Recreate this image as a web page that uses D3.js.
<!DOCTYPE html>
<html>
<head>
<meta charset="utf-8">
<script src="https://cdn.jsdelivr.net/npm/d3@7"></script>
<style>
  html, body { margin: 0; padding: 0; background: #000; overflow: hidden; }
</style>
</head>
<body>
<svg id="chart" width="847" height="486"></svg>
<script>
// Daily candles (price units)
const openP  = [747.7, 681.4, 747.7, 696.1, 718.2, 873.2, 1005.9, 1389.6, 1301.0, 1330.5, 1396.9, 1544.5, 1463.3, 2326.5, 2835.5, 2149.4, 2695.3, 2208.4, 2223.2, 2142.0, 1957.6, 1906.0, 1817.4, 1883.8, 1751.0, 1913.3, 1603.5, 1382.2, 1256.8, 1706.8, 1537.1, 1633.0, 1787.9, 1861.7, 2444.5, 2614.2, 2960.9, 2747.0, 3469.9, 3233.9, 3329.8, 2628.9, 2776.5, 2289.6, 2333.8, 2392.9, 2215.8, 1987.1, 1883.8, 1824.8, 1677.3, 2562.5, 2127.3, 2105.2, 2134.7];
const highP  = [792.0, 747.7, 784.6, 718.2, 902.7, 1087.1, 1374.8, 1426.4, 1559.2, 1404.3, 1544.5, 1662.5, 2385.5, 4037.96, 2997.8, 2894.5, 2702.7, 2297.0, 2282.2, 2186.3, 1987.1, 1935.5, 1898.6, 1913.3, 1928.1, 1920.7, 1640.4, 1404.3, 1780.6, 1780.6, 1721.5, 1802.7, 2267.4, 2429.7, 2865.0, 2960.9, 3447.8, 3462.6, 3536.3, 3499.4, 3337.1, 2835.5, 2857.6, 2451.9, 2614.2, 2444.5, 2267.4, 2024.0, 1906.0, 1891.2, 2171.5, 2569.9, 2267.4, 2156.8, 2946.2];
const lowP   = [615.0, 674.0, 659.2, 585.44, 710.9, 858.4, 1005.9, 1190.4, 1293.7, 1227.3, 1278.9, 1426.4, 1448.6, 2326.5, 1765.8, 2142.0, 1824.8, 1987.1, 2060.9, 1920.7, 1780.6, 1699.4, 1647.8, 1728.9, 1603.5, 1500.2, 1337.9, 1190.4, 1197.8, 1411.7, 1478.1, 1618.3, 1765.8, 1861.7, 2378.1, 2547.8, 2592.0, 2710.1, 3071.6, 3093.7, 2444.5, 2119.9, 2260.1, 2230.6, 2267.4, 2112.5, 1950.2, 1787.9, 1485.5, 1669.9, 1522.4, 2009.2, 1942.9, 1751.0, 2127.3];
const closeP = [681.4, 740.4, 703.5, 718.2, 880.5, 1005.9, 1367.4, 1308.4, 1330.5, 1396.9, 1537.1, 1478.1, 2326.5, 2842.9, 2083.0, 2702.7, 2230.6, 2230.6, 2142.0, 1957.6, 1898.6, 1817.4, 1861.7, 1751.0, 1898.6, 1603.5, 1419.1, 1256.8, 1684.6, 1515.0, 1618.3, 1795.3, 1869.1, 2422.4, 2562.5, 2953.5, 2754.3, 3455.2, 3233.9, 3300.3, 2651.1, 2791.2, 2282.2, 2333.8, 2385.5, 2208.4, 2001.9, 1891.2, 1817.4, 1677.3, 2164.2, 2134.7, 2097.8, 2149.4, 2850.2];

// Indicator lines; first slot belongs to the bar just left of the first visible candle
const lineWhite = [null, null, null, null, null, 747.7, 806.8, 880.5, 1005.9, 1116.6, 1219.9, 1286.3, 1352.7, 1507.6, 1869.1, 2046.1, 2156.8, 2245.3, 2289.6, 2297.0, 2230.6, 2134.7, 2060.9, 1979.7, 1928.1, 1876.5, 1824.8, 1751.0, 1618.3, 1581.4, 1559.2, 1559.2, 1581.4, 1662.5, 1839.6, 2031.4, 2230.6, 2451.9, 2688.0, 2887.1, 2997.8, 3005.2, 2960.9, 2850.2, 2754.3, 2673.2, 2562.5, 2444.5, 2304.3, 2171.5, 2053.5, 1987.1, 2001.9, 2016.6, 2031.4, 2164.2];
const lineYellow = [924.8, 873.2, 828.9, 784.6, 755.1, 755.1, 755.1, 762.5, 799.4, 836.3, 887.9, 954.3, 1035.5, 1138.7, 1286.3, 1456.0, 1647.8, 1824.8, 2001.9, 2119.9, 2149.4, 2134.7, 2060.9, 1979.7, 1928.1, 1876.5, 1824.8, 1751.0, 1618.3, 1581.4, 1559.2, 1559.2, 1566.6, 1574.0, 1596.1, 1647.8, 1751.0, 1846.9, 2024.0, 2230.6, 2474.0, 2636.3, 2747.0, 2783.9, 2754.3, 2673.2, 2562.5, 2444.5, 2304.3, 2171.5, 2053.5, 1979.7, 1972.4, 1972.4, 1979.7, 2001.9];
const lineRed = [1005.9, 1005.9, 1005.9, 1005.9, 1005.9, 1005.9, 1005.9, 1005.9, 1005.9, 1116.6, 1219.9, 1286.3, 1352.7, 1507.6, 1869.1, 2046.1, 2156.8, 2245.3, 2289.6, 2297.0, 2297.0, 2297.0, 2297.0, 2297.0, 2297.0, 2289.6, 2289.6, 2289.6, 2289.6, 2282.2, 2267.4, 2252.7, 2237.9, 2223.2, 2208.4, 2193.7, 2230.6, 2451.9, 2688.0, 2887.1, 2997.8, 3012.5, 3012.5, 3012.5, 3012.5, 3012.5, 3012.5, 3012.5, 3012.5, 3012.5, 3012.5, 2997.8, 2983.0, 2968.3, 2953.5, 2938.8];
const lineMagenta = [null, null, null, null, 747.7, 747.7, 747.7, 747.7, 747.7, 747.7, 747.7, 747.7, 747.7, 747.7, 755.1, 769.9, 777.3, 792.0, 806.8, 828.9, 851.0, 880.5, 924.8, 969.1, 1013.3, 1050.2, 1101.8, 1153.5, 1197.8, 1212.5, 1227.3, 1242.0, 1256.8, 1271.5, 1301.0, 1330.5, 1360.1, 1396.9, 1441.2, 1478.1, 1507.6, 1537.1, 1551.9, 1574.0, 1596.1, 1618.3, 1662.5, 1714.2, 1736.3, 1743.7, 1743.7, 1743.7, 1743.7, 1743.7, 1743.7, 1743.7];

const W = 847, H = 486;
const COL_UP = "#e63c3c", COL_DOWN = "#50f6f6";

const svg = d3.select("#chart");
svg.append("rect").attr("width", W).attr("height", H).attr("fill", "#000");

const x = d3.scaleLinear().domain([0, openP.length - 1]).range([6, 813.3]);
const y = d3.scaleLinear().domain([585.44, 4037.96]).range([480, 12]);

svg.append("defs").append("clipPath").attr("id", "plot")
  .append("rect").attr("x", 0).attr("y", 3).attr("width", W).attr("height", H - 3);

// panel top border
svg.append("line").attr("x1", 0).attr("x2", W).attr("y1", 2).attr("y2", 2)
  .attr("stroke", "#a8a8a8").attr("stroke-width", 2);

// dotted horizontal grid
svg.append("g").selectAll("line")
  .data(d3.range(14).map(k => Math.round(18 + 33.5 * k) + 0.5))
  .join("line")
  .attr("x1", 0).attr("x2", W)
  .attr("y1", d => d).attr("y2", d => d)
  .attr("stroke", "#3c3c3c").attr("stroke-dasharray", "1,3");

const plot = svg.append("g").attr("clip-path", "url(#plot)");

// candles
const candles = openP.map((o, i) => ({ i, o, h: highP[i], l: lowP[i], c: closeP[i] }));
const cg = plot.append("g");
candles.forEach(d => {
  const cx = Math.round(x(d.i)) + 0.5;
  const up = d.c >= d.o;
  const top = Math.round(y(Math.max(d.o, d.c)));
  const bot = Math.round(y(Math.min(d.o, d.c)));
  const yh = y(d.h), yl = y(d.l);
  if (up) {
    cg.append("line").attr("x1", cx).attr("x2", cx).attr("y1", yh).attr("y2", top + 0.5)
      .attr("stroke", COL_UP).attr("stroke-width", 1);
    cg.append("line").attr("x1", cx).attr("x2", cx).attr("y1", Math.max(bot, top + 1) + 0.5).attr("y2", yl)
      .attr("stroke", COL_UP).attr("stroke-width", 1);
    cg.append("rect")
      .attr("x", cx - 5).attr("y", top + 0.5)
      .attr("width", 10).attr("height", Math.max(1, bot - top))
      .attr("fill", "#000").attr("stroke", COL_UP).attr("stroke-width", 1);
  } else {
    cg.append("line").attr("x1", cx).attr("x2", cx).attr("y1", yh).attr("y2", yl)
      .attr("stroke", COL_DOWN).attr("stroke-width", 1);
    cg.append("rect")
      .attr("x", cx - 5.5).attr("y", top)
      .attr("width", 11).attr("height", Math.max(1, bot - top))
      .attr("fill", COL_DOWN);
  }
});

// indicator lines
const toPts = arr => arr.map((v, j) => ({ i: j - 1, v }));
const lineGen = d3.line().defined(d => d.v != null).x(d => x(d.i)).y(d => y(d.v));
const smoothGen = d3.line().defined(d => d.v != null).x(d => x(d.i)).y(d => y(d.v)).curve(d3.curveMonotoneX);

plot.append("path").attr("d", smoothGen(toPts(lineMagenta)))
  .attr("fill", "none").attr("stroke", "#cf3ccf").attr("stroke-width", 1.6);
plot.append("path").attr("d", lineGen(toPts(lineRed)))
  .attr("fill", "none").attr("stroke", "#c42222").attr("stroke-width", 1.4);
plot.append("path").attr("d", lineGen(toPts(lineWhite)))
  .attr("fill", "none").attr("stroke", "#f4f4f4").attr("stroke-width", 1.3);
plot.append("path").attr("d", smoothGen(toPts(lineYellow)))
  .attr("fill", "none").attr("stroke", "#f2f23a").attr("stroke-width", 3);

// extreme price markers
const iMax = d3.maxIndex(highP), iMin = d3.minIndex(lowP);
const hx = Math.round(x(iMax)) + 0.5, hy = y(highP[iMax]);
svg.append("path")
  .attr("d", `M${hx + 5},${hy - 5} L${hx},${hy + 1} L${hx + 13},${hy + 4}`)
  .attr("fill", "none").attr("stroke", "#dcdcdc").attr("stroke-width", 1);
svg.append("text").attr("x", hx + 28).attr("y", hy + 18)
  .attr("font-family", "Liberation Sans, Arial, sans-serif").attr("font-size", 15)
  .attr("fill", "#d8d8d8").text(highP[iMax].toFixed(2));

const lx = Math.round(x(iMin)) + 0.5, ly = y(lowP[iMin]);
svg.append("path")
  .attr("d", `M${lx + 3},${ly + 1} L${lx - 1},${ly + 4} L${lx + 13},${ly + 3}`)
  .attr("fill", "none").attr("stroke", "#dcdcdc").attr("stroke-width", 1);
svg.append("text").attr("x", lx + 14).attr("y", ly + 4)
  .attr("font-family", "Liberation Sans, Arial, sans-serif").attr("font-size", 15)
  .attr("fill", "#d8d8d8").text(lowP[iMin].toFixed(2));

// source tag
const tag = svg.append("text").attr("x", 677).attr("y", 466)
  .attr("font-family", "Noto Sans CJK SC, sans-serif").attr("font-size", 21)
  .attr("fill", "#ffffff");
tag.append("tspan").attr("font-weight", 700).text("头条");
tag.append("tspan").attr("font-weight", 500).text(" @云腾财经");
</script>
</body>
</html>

☆ ☆ ☆

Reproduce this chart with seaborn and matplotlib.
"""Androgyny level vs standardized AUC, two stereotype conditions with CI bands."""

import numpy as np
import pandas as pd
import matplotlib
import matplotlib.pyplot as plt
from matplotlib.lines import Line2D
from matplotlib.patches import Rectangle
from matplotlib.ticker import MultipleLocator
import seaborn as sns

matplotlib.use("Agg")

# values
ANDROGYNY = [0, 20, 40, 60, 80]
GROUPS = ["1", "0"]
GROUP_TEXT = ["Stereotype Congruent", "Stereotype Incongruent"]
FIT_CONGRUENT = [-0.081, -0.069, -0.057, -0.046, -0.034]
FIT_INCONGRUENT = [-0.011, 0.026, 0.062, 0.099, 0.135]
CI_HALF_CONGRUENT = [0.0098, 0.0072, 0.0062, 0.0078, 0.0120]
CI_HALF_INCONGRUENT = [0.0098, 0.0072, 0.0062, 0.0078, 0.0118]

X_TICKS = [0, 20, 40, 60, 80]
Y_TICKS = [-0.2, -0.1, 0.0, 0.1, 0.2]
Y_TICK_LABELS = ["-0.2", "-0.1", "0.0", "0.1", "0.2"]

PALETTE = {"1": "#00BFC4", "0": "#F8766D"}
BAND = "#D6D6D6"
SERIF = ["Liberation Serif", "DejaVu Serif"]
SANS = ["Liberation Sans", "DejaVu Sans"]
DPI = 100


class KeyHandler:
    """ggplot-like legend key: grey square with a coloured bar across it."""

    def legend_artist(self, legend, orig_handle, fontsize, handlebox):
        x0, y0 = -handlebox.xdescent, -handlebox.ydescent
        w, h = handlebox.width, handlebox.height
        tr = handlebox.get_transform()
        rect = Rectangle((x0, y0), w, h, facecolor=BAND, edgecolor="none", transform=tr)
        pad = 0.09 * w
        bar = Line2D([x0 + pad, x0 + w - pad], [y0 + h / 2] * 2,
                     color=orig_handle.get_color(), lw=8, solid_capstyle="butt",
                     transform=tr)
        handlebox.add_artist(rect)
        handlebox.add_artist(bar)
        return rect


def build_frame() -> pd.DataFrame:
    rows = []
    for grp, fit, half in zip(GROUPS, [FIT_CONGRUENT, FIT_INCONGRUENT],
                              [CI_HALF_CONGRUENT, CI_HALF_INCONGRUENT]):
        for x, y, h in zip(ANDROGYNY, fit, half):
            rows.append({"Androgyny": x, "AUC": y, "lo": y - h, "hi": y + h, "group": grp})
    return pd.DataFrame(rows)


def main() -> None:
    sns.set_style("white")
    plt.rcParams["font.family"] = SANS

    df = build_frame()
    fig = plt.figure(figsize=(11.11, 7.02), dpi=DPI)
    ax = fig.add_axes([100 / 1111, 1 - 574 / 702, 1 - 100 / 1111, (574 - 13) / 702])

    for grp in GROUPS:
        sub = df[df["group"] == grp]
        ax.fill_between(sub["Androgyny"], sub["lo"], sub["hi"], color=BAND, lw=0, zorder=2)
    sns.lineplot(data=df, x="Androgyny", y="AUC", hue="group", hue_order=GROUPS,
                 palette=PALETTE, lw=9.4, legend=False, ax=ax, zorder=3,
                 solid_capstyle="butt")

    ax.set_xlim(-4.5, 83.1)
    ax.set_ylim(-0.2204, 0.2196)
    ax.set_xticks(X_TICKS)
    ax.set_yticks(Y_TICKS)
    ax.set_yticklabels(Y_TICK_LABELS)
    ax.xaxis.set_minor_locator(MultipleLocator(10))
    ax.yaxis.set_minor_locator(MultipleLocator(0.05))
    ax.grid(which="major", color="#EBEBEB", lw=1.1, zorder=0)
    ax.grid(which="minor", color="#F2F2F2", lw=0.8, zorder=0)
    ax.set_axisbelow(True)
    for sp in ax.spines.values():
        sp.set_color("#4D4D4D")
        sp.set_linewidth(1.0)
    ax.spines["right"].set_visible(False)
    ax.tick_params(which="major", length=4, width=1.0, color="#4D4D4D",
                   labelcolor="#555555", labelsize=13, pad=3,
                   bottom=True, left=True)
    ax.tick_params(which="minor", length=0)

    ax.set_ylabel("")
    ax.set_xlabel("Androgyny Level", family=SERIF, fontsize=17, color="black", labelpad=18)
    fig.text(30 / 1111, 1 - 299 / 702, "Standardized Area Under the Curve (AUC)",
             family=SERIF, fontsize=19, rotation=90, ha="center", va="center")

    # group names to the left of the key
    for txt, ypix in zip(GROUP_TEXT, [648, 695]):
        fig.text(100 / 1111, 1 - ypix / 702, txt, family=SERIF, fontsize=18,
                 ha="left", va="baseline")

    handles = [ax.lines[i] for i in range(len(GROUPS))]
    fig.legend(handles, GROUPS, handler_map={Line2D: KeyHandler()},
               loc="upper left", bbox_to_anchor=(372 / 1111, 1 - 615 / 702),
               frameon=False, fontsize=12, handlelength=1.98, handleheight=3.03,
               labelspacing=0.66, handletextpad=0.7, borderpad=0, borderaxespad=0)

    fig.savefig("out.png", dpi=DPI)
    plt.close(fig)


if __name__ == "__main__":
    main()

☆ ☆ ☆

§ Goal: Reproduce the lines exactly, from the line that contains "Reproduce this chart" through the line that contains "legend key: grey", and nothing more.

§ Result:
Reproduce this chart with seaborn and matplotlib.
"""Androgyny level vs standardized AUC, two stereotype conditions with CI bands."""

import numpy as np
import pandas as pd
import matplotlib
import matplotlib.pyplot as plt
from matplotlib.lines import Line2D
from matplotlib.patches import Rectangle
from matplotlib.ticker import MultipleLocator
import seaborn as sns

matplotlib.use("Agg")

# values
ANDROGYNY = [0, 20, 40, 60, 80]
GROUPS = ["1", "0"]
GROUP_TEXT = ["Stereotype Congruent", "Stereotype Incongruent"]
FIT_CONGRUENT = [-0.081, -0.069, -0.057, -0.046, -0.034]
FIT_INCONGRUENT = [-0.011, 0.026, 0.062, 0.099, 0.135]
CI_HALF_CONGRUENT = [0.0098, 0.0072, 0.0062, 0.0078, 0.0120]
CI_HALF_INCONGRUENT = [0.0098, 0.0072, 0.0062, 0.0078, 0.0118]

X_TICKS = [0, 20, 40, 60, 80]
Y_TICKS = [-0.2, -0.1, 0.0, 0.1, 0.2]
Y_TICK_LABELS = ["-0.2", "-0.1", "0.0", "0.1", "0.2"]

PALETTE = {"1": "#00BFC4", "0": "#F8766D"}
BAND = "#D6D6D6"
SERIF = ["Liberation Serif", "DejaVu Serif"]
SANS = ["Liberation Sans", "DejaVu Sans"]
DPI = 100


class KeyHandler:
    """ggplot-like legend key: grey square with a coloured bar across it."""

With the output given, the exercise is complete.